Director Taylor Hackford ("Ray") rectifies this situation in his wonderful expose of preeminent musician Chuck Berry who was a prominent pioneer of the idea of singer as songwriter, and a highly influential leader in the infancy of rock 'n' roll. Berry is explored and exposed as never before in this revealing, inspiring and energizing documentary.

Filmed on location at the Fox Theatre in St. Louis, Missouri, Hackford's earnest and attentive documentary is an all-star extravaganza revolving around a concert given in Berrys hometown on the occasion of his 60th birthday.

This lovely and personal account of Chuck Berry is told in the usual documentary fashion, with Berry the man revealed through his own words and those of his friends and colleagues through an entertaining mix of interviews, some vintage behind-the-scenes clips, and live-concert archival footage.

The film abounds with a multitude of guest appearances by many legends and luminaries in concert as well as in interviews, including Etta James, Eric Clapton, Keith Richards, Robert Cray, Julian Lennon, Linda Ronstadt, legendary musicians Bo Diddley, Little Richard, the Everly Brothers, Jerry Lee Lewis, Roy Orbison, John Lennon and Bruce Springsteen who once opened for Chuck Berry and Jerry Lee Lewis early in his career.
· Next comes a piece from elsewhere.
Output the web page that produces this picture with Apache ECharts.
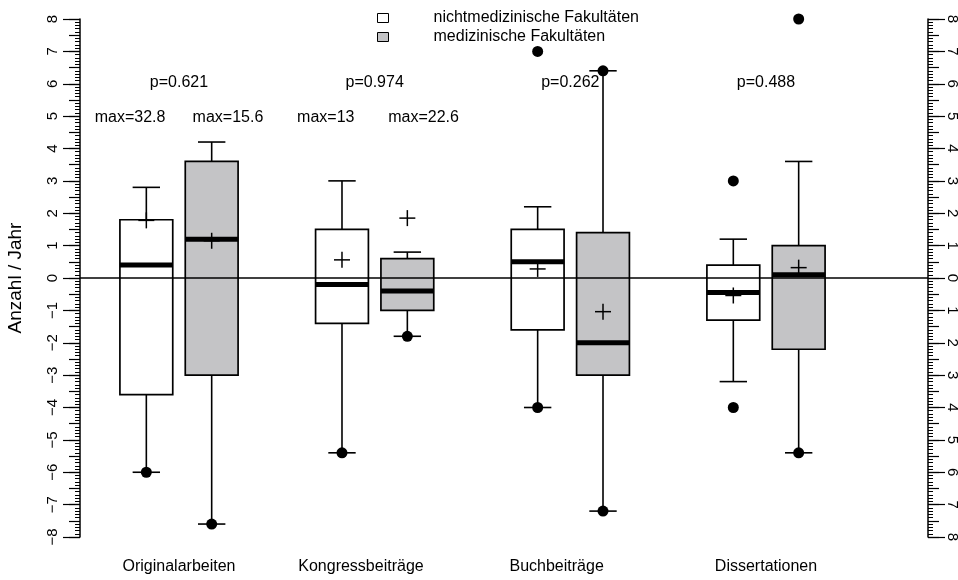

Although standard in its presentation Hackford does an impressive job of capturing Berry's charismatic performances, his humor, and the uncompromising standards he has set for himself, often presenting Berry as a difficult character, avoiding the trap of idealizing or idolizing him. By showing the enigmatic showmen in all his humanity makes this one of the best and most honest rock films of all time.

With its charm and exuberance its no wonder that this film has long been a fan favorite and its DVD release has been so greatly anticipated.